-- Start Given information --

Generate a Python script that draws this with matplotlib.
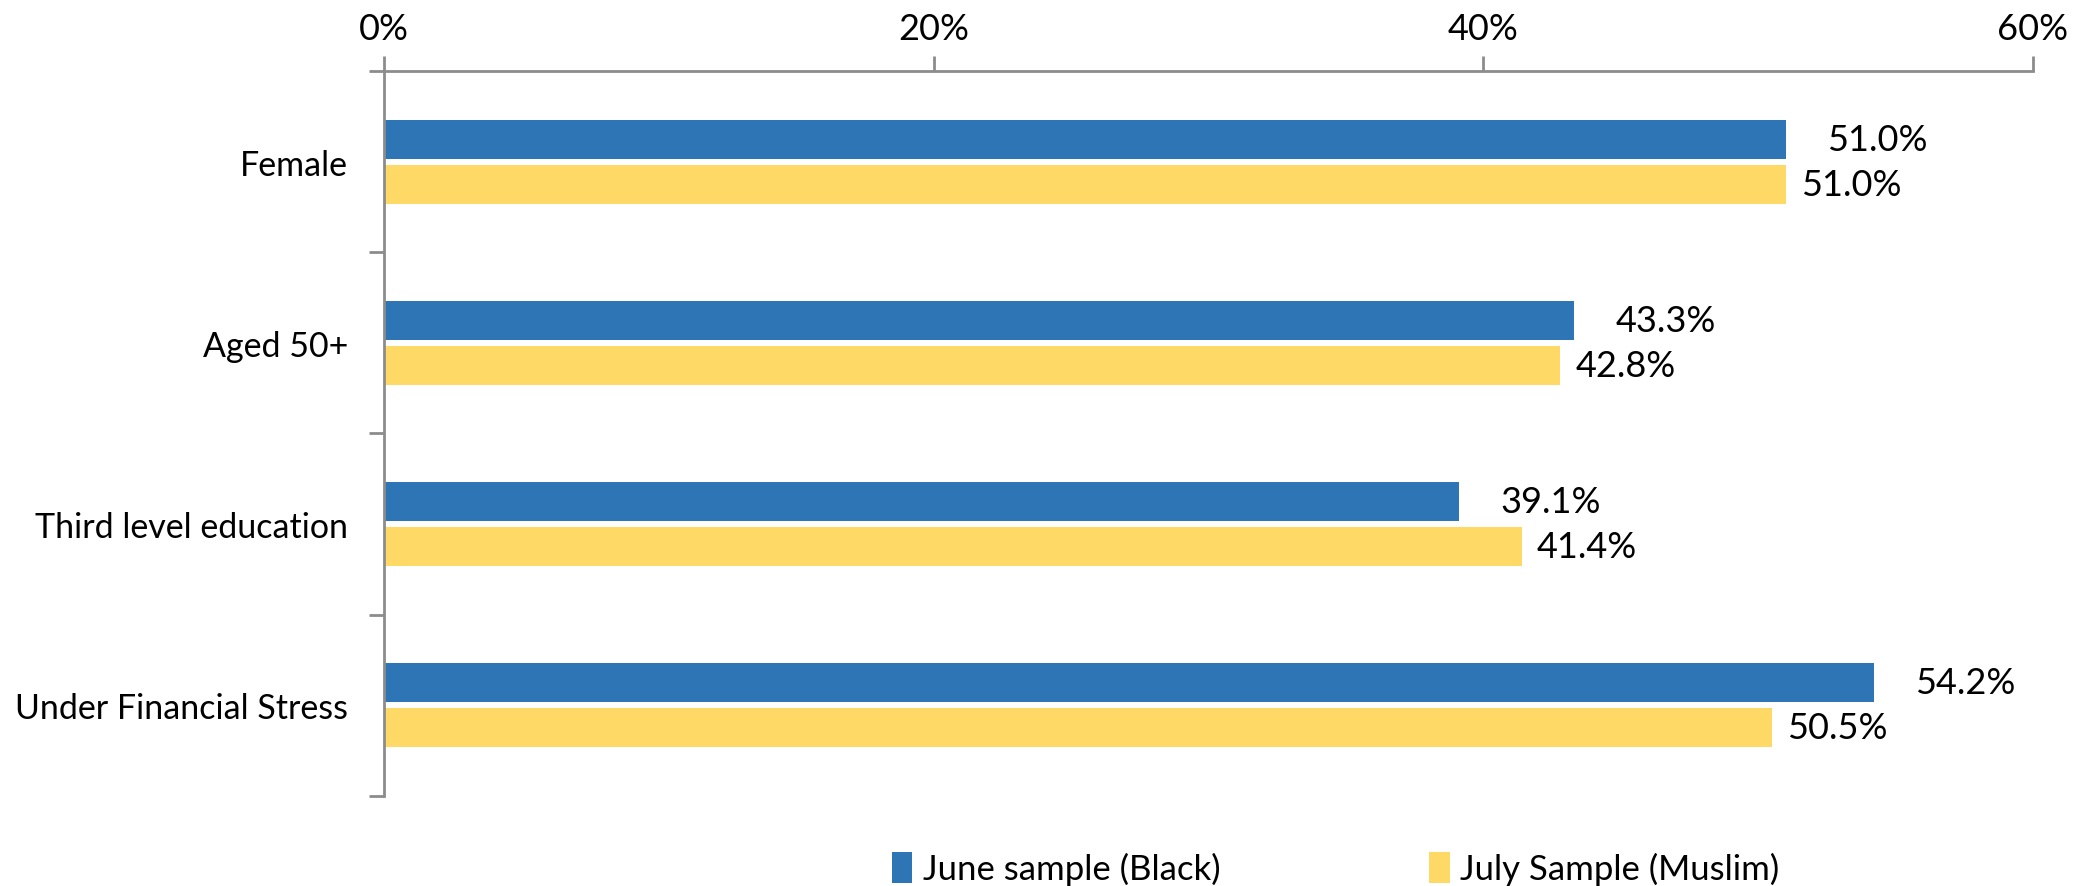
import numpy as np
import matplotlib.pyplot as plt
from matplotlib.ticker import PercentFormatter

categories = ["Female", "Aged 50+", "Third level education", "Under Financial Stress"]
june_black = [51.0, 43.3, 39.1, 54.2]
july_muslim = [51.0, 42.8, 41.4, 50.5]
series_names = ["June sample (Black)", "July Sample (Muslim)"]
x_ticks = [0, 20, 40, 60]

BLUE = "#2E75B6"
YELLOW = "#FFD966"
GREY = "#8C8C8C"

plt.rcParams["font.family"] = ["Lato", "DejaVu Sans"]

fig = plt.figure(figsize=(20.77, 8.87), dpi=100)
ax = fig.add_axes([0.1849, 0.1015, 0.7939, 0.8173])

y = np.arange(len(categories))
h = 0.215
off = 0.124
b1 = ax.barh(y - off, june_black, height=h, color=BLUE, label=series_names[0])
b2 = ax.barh(y + off, july_muslim, height=h, color=YELLOW, label=series_names[1])

for yy, v in zip(y - off, june_black):
    ax.annotate(f"{v:.1f}%", (v, yy), xytext=(30, 0), textcoords="offset points",
                va="center", ha="left", fontsize=26)
for yy, v in zip(y + off, july_muslim):
    ax.annotate(f"{v:.1f}%", (v, yy), xytext=(11, 0), textcoords="offset points",
                va="center", ha="left", fontsize=26)

ax.set_xlim(0, 60)
ax.set_ylim(len(categories) - 0.5, -0.5)
ax.set_xticks(x_ticks)
ax.xaxis.set_major_formatter(PercentFormatter(decimals=0))
ax.xaxis.tick_top()

# category labels sit at the centre, tick marks between categories
ax.set_yticks(np.arange(len(categories) + 1) - 0.5)
ax.set_yticklabels([])
ax.set_yticks(y, minor=True)
ax.set_yticklabels(categories, minor=True)
ax.tick_params(axis="y", which="minor", length=0, pad=26, labelsize=24.5)
ax.tick_params(axis="y", which="major", length=11, width=2, color=GREY, direction="out")
ax.tick_params(axis="x", length=11, width=2, color=GREY, direction="out", pad=8, labelsize=26)

for s in ["right", "bottom"]:
    ax.spines[s].set_visible(False)
for s in ["left", "top"]:
    ax.spines[s].set_color(GREY)
    ax.spines[s].set_linewidth(2)

fig.legend(handles=[b1, b2], loc="center", bbox_to_anchor=(0.643, 0.02), ncol=2,
           frameon=False, fontsize=25, handlelength=0.6, handleheight=1.0,
           handletextpad=0.3, columnspacing=6.0)

fig.savefig("out.png", dpi=100)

-- End Given information --

What you have to do: Repeat the listing above from its first line through the line that contains "ax = fig.add_axes([0.1849, 0.1015, 0.7939, 0.8173])", both included, and nothing more. Drop the pictures.

Correct result:
Generate a Python script that draws this with matplotlib.
import numpy as np
import matplotlib.pyplot as plt
from matplotlib.ticker import PercentFormatter

categories = ["Female", "Aged 50+", "Third level education", "Under Financial Stress"]
june_black = [51.0, 43.3, 39.1, 54.2]
july_muslim = [51.0, 42.8, 41.4, 50.5]
series_names = ["June sample (Black)", "July Sample (Muslim)"]
x_ticks = [0, 20, 40, 60]

BLUE = "#2E75B6"
YELLOW = "#FFD966"
GREY = "#8C8C8C"

plt.rcParams["font.family"] = ["Lato", "DejaVu Sans"]

fig = plt.figure(figsize=(20.77, 8.87), dpi=100)
ax = fig.add_axes([0.1849, 0.1015, 0.7939, 0.8173])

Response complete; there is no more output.